The vast majority of national coverage concerning Rhode Island pension reform has focused on the efforts of State Treasurer Gina Raimondo, who devoted much of her first term to addressing and implementing legislative action to fix the state's pension system. 

"Once I started to talk about the problem and put the facts out there, it wasn't very hard to get people to focus," Raimondo said on the National Public Radio program "Talk of the Nation" Sept. 24. In May 2011, Raimondo released a document entitled "Truth in Numbers," detailing Rhode Island's pension system, which had an unfunded liability ratio of 48 percent. Raimondo said pension benefits could realistically disappear within the following decade without cutting benefit or raising public employee payments. She added that without pension reform, cuts to public programs would have been inevitable - the 10 percent of tax revenue paid into the pension system in 2011 would have doubled within a year and continued to grow.

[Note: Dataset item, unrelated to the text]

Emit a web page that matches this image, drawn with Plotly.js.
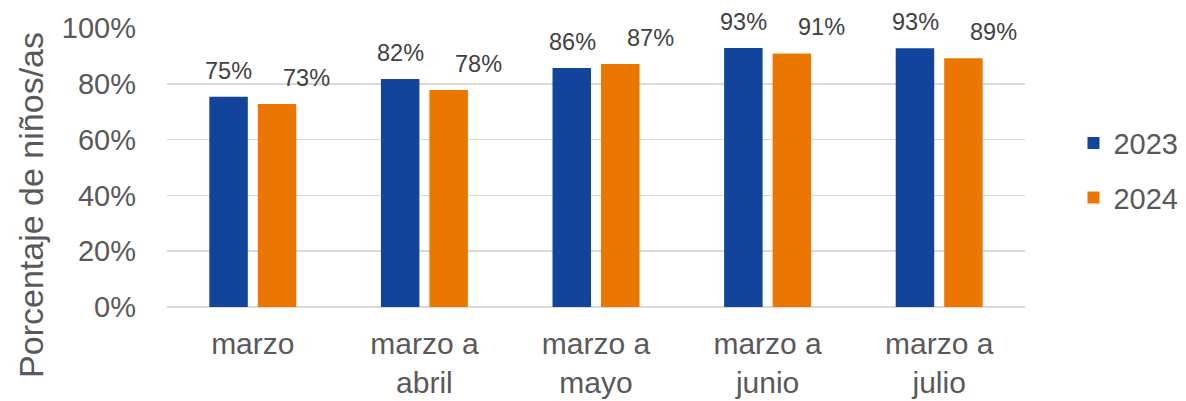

"During pension reform, my mantra was, 'This is math, not politics,'" Raimondo said.

While the reform requires sacrifice from retirees, active employees, new hires and taxpayers, its passage ultimately serves in the best interest of all parties, Raimondo said. The pension system before the reform bill was "deeply unfair" to vested public school teachers, she added. 

"Because we came together ... we now have a system which is stronger and is fundamentally fixed for decades to come," Raimondo said.

Raimondo is currently a defendant in four lawsuits filed June 22 by a coalition of several public employee unions, a judicial action union leaders advocated and policy makers anticipated prior to the bill's passage last November. "Treasury will work diligently to defend the important work done by the General Assembly," Raimondo said in her reaction statement to the lawsuits, the hearings of which will be held Oct. 30.

The unions' suits argue that the state violated the contract rights, right to due process and takings clause of the state constitution. 

David Draine, senior researcher for the Pew Center on the States, said he supports Raimondo's initiative. "Retirement costs are crowding out both spending on needed public services but also the ability to hire more public employees and to give raises to those already in the system," he said.

Raimondo's reforms have also attracted positive attention from the nonprofit American Legislative Exchange Council, a high-profile, fiscally conservative organization. The group's annual "Rich State, Poor State" report singled out Rhode Island as the "biggest pension reform success last year." The authors of the report - all of whom are right-wing economists - praised the state legislature for its "monumental" bipartisan bill but said the removal of language concerning municipal pension reform was a cause for disappointment.

Providence voters appear to be in consensus with the report, according to a survey conducted this month by Brown's Taubman Center for Public Policy. Nearly 60.1 percent of survey respondents supported Raimondo's "equal burden" plan, 48.5 percent approved of eliminating cost-of-living adjustments, and 67.3 percent believed Providence's municipal pension system should adopt the state employees' 401(k) style plan.

The survey's release coincides with the Taubman Center's upcoming Thomas J. Anton/Frederick Lippitt Urban Affairs Conference Oct. 25, an annual event that will address municipal pension reform this year.